November 15th, 2012 by Andy Peterson
One of the many serious problems facing software companies is software piracy. The numbers don’t lie. According to the Business Software Alliance’s 2011 study of global software piracy, 57% of the world’s computer users admit they pirate software. In 2011, the commercial value of pirated software grew to an astounding $63.4 billion.
We hear the same narrative from software companies again and again, “Yes, piracy is a problem and it does have a negative impact on our business. We also know that software pirates tend to gravitate towards products with the highest demand. So a high demand among paying consumers often translates into more piracy from users.”

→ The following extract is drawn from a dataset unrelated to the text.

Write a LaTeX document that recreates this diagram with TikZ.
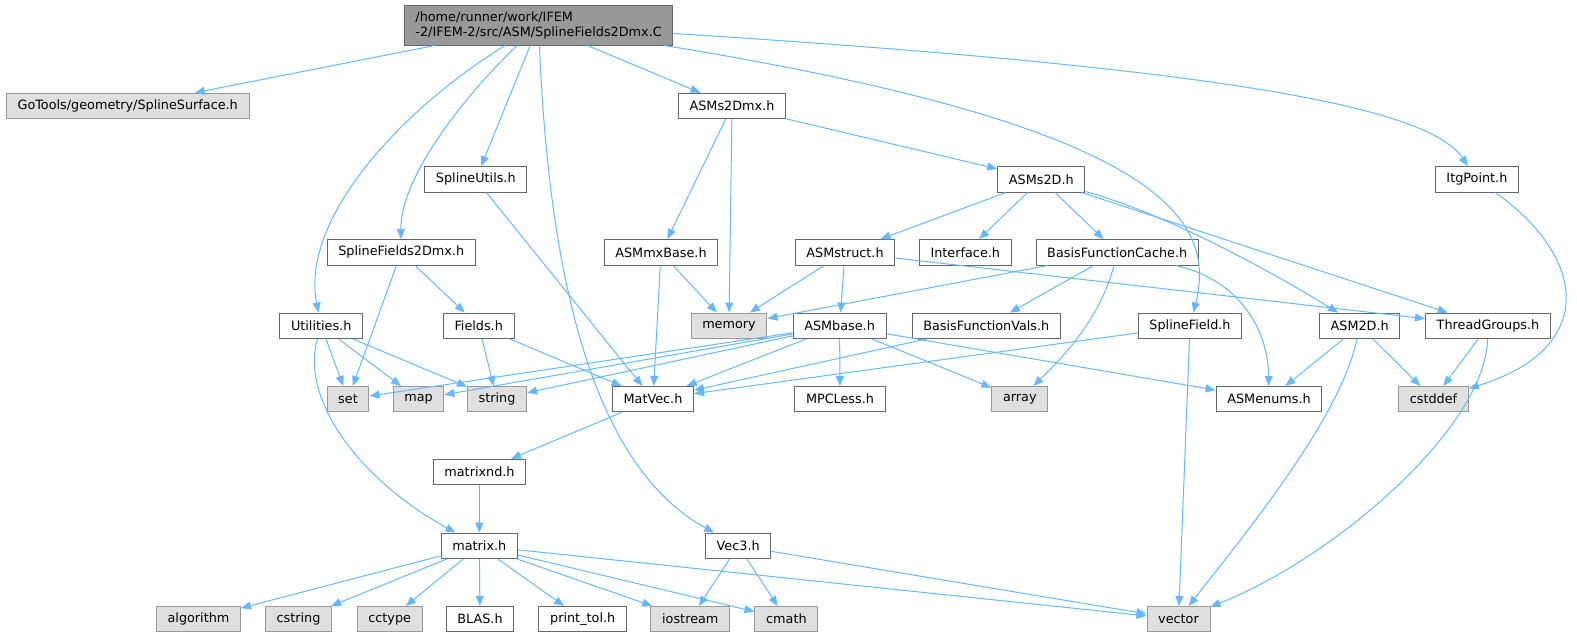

However, rather than chalking up pirated users as lost revenue, there are ways to salvage some value from those illegal users by opening up a previously unknown revenue channel.
Protect your software
The first step in combating software piracy is to protect software with license keys or DRM solutions that are able to communicate with a central server. If a product has the ability to “phone home” to a central server, then the product has the ability to inform the system that someone is using the product without paying, and access can be shut off immediately.
Without these protective capabilities, license keys become up-for-grabs on the Internet. And there’s nothing to be done about it. When companies have the ability to identify pirated versions of their software, they build a key part in the process of converting pirates into paying customers.
Locating the pirates
After protecting software against pirates, the next task is to identify those countries where software piracy is prevalent.
In the sample table below, consumers in the USA, Germany and Japan bring high volumes of traffic and convert at a relatively high rate. Conversely, consumers from Italy, Russia and India also bring significant traffic but do not convert as well as customers from the USA, Germany and Japan.
As we noted in a previous post, high traffic, combined with low conversion rates and low per capita GDP, indicate that a high price might be scaring visitors away from submitting payment. This is the time to start price testing by researching competitor prices and local purchasing power.
The table above factors in a new piece of data: the likelihood of people pirating software. More often than not, software piracy tends to occur in regions with lower purchasing power. In 2011, the commercial value of pirated software in emerging markets more than doubled the value of pirated software in mature markets. Through observing an inverse relationship between piracy rates and purchasing power, we can assume that lower price points will be more attractive to software buyers in emerging economies.
Convert the pirates
Capturing value on the initial sale, before the user acquires a pirated version, is obviously ideal, but software companies can also take steps to convert pirate users to paid users by offering strong product discounts.
As DRM and wrapping solutions evolved, software publishers gained more insight into their users’ information than ever before. Many companies can now see who is using their products illegally, and there are many mechanisms for communicating directly with those pirated users.
Rather than pointing fingers or casting blame, take a more understanding and accommodating approach to your illegal user-base. Use human, friendly language with the pirates. Consider writing encouraging promotional ad copy, such as, “We’re happy to have you as a user, but we think you’ll be a lot happier with a fully functional version of our software.”
Also, be sure discounts go far enough to compel a sale. Offering 5% or 10% off the paid version will do very little to tug on the purse strings of a software pirate.
Here’s an example of how Microsoft tried to convert pirate users of Windows XP to paid customers.
The highlighted portion reads, “You may be a victim of software counterfeiting. The key installed on this computer is not genuine.” Below this message is an offer to purchase a genuine version of the product.
Microsoft isn’t accusing the customer of software theft. Rather they’ve made the customer a victim and have alerted him to the benefits of a fully paid version. If the user clicks on the offer, they are presented with a 60% discount on the product (Retail price for Windows XP Professional was $249.00 at the time of this offer).
The right price for a discount can be determined by the relative price points of your targeted regions. For example, in the sample table above, the markets of Italy, India and Russia, have different per capita GDP stats. Use those per capita GDP numbers to propose new price points for each market.
In Italy, with the highest per capita GDP, set the discount at 25%. For Russia, middle of the pack in purchasing power, set the discount at 50%. And finally for India, with the lowest average purchasing power, be very aggressive in pricing with discounts of 75%.
With new price points in mind, use Geo-IP detection in the cart to serve the correct pricing to the correct customer. A shopping cart should be set up in such a way that a customer can’t simply change his or her country selection and see a heavily discounted price. Only those customers from an IP address in a heavily discounted region should be eligible to see that price.
Revenue is the lifeblood of any business and converting visitors into paying customers is the ultimate source of revenue. The more people stealing license keys or downloading hacked software via torrents, the less people submitting payment via shopping carts.
Keystone: By protecting software and targeting specific regions for conversion optimization, software companies can offer discounts to software pirates as a way to drive revenue from an unexpected opportunity.